The country has also been badly hit by data breaches that have exposed personal details of crypto holders.
Criminals are not just targeting crypto bros themselves.
In April, a mother and her 11-year-old child in Burgundy were kidnapped as attackers tried to extort the father, a crypto entrepreneur, for $400,000.
Cryptocurrency experts say wrench attacks are not just becoming more common.

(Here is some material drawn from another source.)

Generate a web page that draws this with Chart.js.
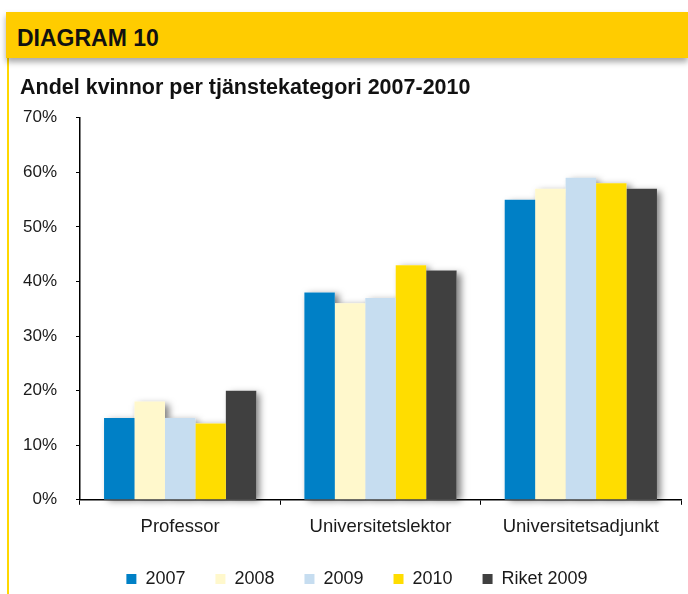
<!DOCTYPE html>
<html>
<head>
<meta charset="utf-8">
<script src="https://cdn.jsdelivr.net/npm/chart.js@4"></script>
<style>
  body { margin: 0; background: #fff; width: 688px; height: 594px; overflow: hidden; position: relative; font-family: "Liberation Sans", Arial, sans-serif; }
  #band { position: absolute; left: 6px; top: 12px; width: 682px; height: 46px; background: #ffcc00; box-shadow: 0 4px 6px rgba(0,0,0,0.35); }
  #band span { position: absolute; left: 11px; top: 13px; font-weight: bold; font-size: 23px; color: #111; }
  #edge { position: absolute; left: 7px; top: 58px; width: 2px; height: 536px; background: #ffd800; }
  #wrap { position: absolute; left: 4px; top: 64px; width: 684px; height: 534px; }
</style>
</head>
<body>
<div id="edge"></div>
<div id="band"><span>DIAGRAM 10</span></div>
<div id="wrap"><canvas id="chart"></canvas></div>
<script>
// categories and series (share of women, %)
const categories = ['Professor', 'Universitetslektor', 'Universitetsadjunkt'];
const seriesNames = ['2007', '2008', '2009', '2010', 'Riket 2009'];
const values2007 = [15, 38, 55];
const values2008 = [18, 36, 57];
const values2009 = [15, 37, 59];
const values2010 = [14, 43, 58];
const valuesRiket = [20, 42, 57];
const yTicks = [0, 10, 20, 30, 40, 50, 60, 70];
const colors = ['#0080c6', '#fff8cc', '#c6ddf0', '#ffdd00', '#404040'];

const allValues = [values2007, values2008, values2009, values2010, valuesRiket];

// draw all bar shadows first so the bars themselves sit on top of them
const shadowPlugin = {
    id: 'barShadow',
    beforeDatasetsDraw(chart) {
        const ctx = chart.ctx;
        ctx.save();
        ctx.shadowColor = 'rgba(0,0,0,0.5)';
        ctx.shadowBlur = 7;
        ctx.shadowOffsetX = 4;
        ctx.shadowOffsetY = 2;
        ctx.fillStyle = '#ffffff';
        chart.getSortedVisibleDatasetMetas().forEach(meta => {
            meta.data.forEach(bar => {
                const p = bar.getProps(['x', 'y', 'base', 'width'], true);
                ctx.fillRect(p.x - p.width / 2, p.y, p.width, p.base - p.y);
            });
        });
        ctx.restore();
    }
};

// the original legend sits a bit left of the plot centre
const legendShift = {
    id: 'legendShift',
    afterLayout(chart) {
        chart.legend.left -= 19;
        chart.legend.right -= 19;
    }
};

const family = '"Liberation Sans", Arial, sans-serif';

new Chart(document.getElementById('chart'), {
    type: 'bar',
    data: {
        labels: categories,
        datasets: seriesNames.map((name, i) => ({
            label: name,
            data: allValues[i],
            backgroundColor: colors[i],
            borderWidth: 0,
            barPercentage: 1,
            categoryPercentage: 0.76
        }))
    },
    options: {
        responsive: true,
        maintainAspectRatio: false,
        animation: false,
        layout: { padding: { left: 16, right: 7, top: 0, bottom: 0 } },
        scales: {
            x: {
                grid: { display: true, drawOnChartArea: false, tickLength: 5, color: '#000', offset: true },
                border: { color: '#000', width: 1.5 },
                ticks: { color: '#1a1a1a', font: { family: family, size: 18.5 }, padding: 11 }
            },
            y: {
                min: 0,
                max: 70,
                afterBuildTicks(scale) {
                    scale.ticks = yTicks.map(v => ({ value: v }));
                },
                afterFit(scale) {
                    scale.width = 60;
                },
                grid: { display: true, drawOnChartArea: false, tickLength: 4, color: '#000' },
                border: { color: '#000', width: 1.5 },
                ticks: { color: '#1a1a1a', font: { family: family, size: 17 }, padding: 19, callback: v => v + '%' }
            }
        },
        plugins: {
            title: {
                display: true,
                text: 'Andel kvinnor per tjänstekategori 2007-2010',
                align: 'start',
                color: '#111',
                font: { family: family, size: 21.5, weight: 'bold' },
                padding: { top: 11, bottom: 17 }
            },
            legend: {
                position: 'bottom',
                fullSize: false,
                labels: {
                    color: '#1a1a1a',
                    font: { family: family, size: 18 },
                    boxWidth: 10,
                    boxHeight: 10,
                    padding: 21,
                    // a little extra room after each name, like the original legend
                    generateLabels(chart) {
                        return Chart.defaults.plugins.legend.labels.generateLabels(chart)
                            .map(item => Object.assign(item, { text: item.text + '\u2002' }));
                    }
                }
            },
            tooltip: { enabled: false }
        }
    },
    plugins: [shadowPlugin, legendShift]
});
</script>
</body>
</html>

They are growing in sophistication.
Ari Redbord, head of global policy at blockchain intelligence business TRM Labs, says there has been a “shift from opportunistic targeting to something more structured”.
Prosecutors are now finding organised criminals are arranging the raids, conducting “pre-operational surveillance and the use of encrypted platforms to recruit foot soldiers while insulating organisers from direct exposure”.
Crypto billionaires have claimed that disclosures about their personal wealth can put them at risk of being attacked.
In a lawsuit filed against Bloomberg, Justin Sun, the crypto billionaire behind the digital currency Tron, claimed that the financial website planned to disclose details about his personal holdings, which created a risk of “kidnapping, torture, and other physical violence (‘wrench attacks’), to force the transfer of crypto funds”.
Mr Sun dropped the case in May this year without prejudice.
Security firms have also warned that sophisticated criminals have been attempting to use past data breaches from crypto exchanges to find names, personal details and addresses for potential targets.
In the wake of the Ledger heist, crypto giants have also been ramping up their spending on security for their senior executives.
According to US filings, Coinbase spent $8.7m on security for Brian Armstrong, its chief executive, in 2025, up from $6.2m a year earlier.
Redbord, of TRM, notes that official police and media reports are likely capturing just a small number of the total crypto assaults being carried out around the world.
“Incidents get logged as standard robberies or burglaries – the crypto connection disappears from the record,” he says.